Short exercise:
Without including any pictures, write out the listing below exactly.

--- START OF Provided data ---

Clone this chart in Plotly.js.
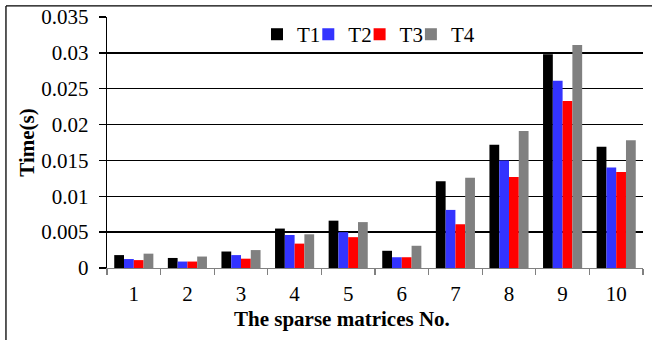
<!DOCTYPE html>
<html>
<head>
<meta charset="utf-8">
<script src="https://cdn.plot.ly/plotly-3.0.1.min.js"></script>
<style>html,body{margin:0;padding:0;background:#fff;}#chart{width:652px;height:340px;}</style>
</head>
<body>
<div id="chart"></div>
<script>
const categories = ['1','2','3','4','5','6','7','8','9','10'];
const seriesNames = ['T1','T2','T3','T4'];
const T1 = [0.0018,0.0014,0.0023,0.0055,0.0066,0.0024,0.0121,0.0172,0.0298,0.0169];
const T2 = [0.00125,0.0009,0.0018,0.0046,0.0050,0.0015,0.0081,0.0150,0.0261,0.0140];
const T3 = [0.0011,0.0009,0.0013,0.0034,0.0043,0.0015,0.0061,0.0127,0.0233,0.0134];
const T4 = [0.0020,0.0016,0.0025,0.0047,0.0064,0.0031,0.0126,0.0191,0.0311,0.0178];
const yTickVals = [0,0.005,0.01,0.015,0.02,0.025,0.03,0.035];
const yTickText = ['0','0.005','0.01','0.015','0.02','0.025','0.03','0.035'];
const colors = ['#000000','#3333ff','#ff0000','#808080'];
const values = [T1,T2,T3,T4];

const FAM = 'Liberation Serif';
function f(size){ return {family:FAM, size:size, color:'#000'}; }
const legendIds = ['legend','legend2','legend3','legend4'];
const traces = values.map((v,i)=>({
  type:'bar', name:seriesNames[i], x:categories, y:v, legend:legendIds[i],
  marker:{color:colors[i], line:{width:0}}
}));

const plotL = 107, plotW = 536;
const legStartPx = 257, legStepPx = 51.3;

const layout = {
  width:652, height:340,
  margin:{l:plotL, r:9, t:17, b:72},
  paper_bgcolor:'#fff', plot_bgcolor:'#fff',
  font:f(21),
  barmode:'group', bargap:0.27, bargroupgap:0,
  showlegend:true,
  xaxis:{type:'category', showgrid:false, showline:true, linecolor:'#808080', linewidth:1.3,
    ticks:'outside', tickson:'boundaries', ticklen:6, tickcolor:'#808080', tickwidth:1.3,
    ticklabelstandoff:6, tickfont:f(21), zeroline:false},
  yaxis:{range:[0,0.035], tickvals:yTickVals, ticktext:yTickText,
    showgrid:true, gridcolor:'#000', gridwidth:1.3,
    showline:true, linecolor:'#000', linewidth:1.3,
    ticks:'outside', ticklen:7, tickcolor:'#000', tickwidth:1.3,
    ticklabelstandoff:6, tickfont:f(21), zeroline:false,
    title:{text:'<b>Time(s)</b>', font:f(21), standoff:1}},
  annotations:[{xref:'paper', yref:'paper', x:0.438, y:-0.205, xanchor:'center', yanchor:'middle',
    text:'<b>The sparse matrices No.</b>', showarrow:false, font:f(21)}],
  shapes:[
    {type:'line', xref:'paper', yref:'paper', x0:-0.1885, x1:-0.1885, y0:-0.30, y1:1.044, line:{color:'#000', width:1.3}},
    {type:'line', xref:'paper', yref:'paper', x0:-0.1885, x1:1.02, y0:1.044, y1:1.044, line:{color:'#000', width:1.3}}
  ]
};
legendIds.forEach((id,i)=>{
  layout[id] = {orientation:'h', x:(legStartPx + i*legStepPx - plotL)/plotW, xanchor:'left',
    y:0.93, yanchor:'middle', font:f(21), bgcolor:'rgba(0,0,0,0)', itemwidth:30};
});
Plotly.newPlot('chart', traces, layout, {displayModeBar:false, staticPlot:true});
</script>
</body>
</html>
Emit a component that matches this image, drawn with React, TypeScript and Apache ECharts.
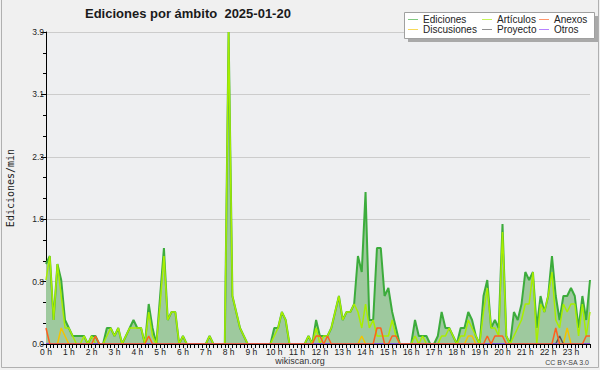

--- END OF Provided data ---

Task response:
Clone this chart in Plotly.js.
<!DOCTYPE html>
<html>
<head>
<meta charset="utf-8">
<script src="https://cdn.plot.ly/plotly-3.0.1.min.js"></script>
<style>html,body{margin:0;padding:0;background:#fff;}#chart{width:652px;height:340px;}</style>
</head>
<body>
<div id="chart"></div>
<script>
const categories = ['1','2','3','4','5','6','7','8','9','10'];
const seriesNames = ['T1','T2','T3','T4'];
const T1 = [0.0018,0.0014,0.0023,0.0055,0.0066,0.0024,0.0121,0.0172,0.0298,0.0169];
const T2 = [0.00125,0.0009,0.0018,0.0046,0.0050,0.0015,0.0081,0.0150,0.0261,0.0140];
const T3 = [0.0011,0.0009,0.0013,0.0034,0.0043,0.0015,0.0061,0.0127,0.0233,0.0134];
const T4 = [0.0020,0.0016,0.0025,0.0047,0.0064,0.0031,0.0126,0.0191,0.0311,0.0178];
const yTickVals = [0,0.005,0.01,0.015,0.02,0.025,0.03,0.035];
const yTickText = ['0','0.005','0.01','0.015','0.02','0.025','0.03','0.035'];
const colors = ['#000000','#3333ff','#ff0000','#808080'];
const values = [T1,T2,T3,T4];

const FAM = 'Liberation Serif';
function f(size){ return {family:FAM, size:size, color:'#000'}; }
const legendIds = ['legend','legend2','legend3','legend4'];
const traces = values.map((v,i)=>({
  type:'bar', name:seriesNames[i], x:categories, y:v, legend:legendIds[i],
  marker:{color:colors[i], line:{width:0}}
}));

const plotL = 107, plotW = 536;
const legStartPx = 257, legStepPx = 51.3;

const layout = {
  width:652, height:340,
  margin:{l:plotL, r:9, t:17, b:72},
  paper_bgcolor:'#fff', plot_bgcolor:'#fff',
  font:f(21),
  barmode:'group', bargap:0.27, bargroupgap:0,
  showlegend:true,
  xaxis:{type:'category', showgrid:false, showline:true, linecolor:'#808080', linewidth:1.3,
    ticks:'outside', tickson:'boundaries', ticklen:6, tickcolor:'#808080', tickwidth:1.3,
    ticklabelstandoff:6, tickfont:f(21), zeroline:false},
  yaxis:{range:[0,0.035], tickvals:yTickVals, ticktext:yTickText,
    showgrid:true, gridcolor:'#000', gridwidth:1.3,
    showline:true, linecolor:'#000', linewidth:1.3,
    ticks:'outside', ticklen:7, tickcolor:'#000', tickwidth:1.3,
    ticklabelstandoff:6, tickfont:f(21), zeroline:false,
    title:{text:'<b>Time(s)</b>', font:f(21), standoff:1}},
  annotations:[{xref:'paper', yref:'paper', x:0.438, y:-0.205, xanchor:'center', yanchor:'middle',
    text:'<b>The sparse matrices No.</b>', showarrow:false, font:f(21)}],
  shapes:[
    {type:'line', xref:'paper', yref:'paper', x0:-0.1885, x1:-0.1885, y0:-0.30, y1:1.044, line:{color:'#000', width:1.3}},
    {type:'line', xref:'paper', yref:'paper', x0:-0.1885, x1:1.02, y0:1.044, y1:1.044, line:{color:'#000', width:1.3}}
  ]
};
legendIds.forEach((id,i)=>{
  layout[id] = {orientation:'h', x:(legStartPx + i*legStepPx - plotL)/plotW, xanchor:'left',
    y:0.93, yanchor:'middle', font:f(21), bgcolor:'rgba(0,0,0,0)', itemwidth:30};
});
Plotly.newPlot('chart', traces, layout, {displayModeBar:false, staticPlot:true});
</script>
</body>
</html>
Emit a component that matches this image, drawn with React, TypeScript and Apache ECharts.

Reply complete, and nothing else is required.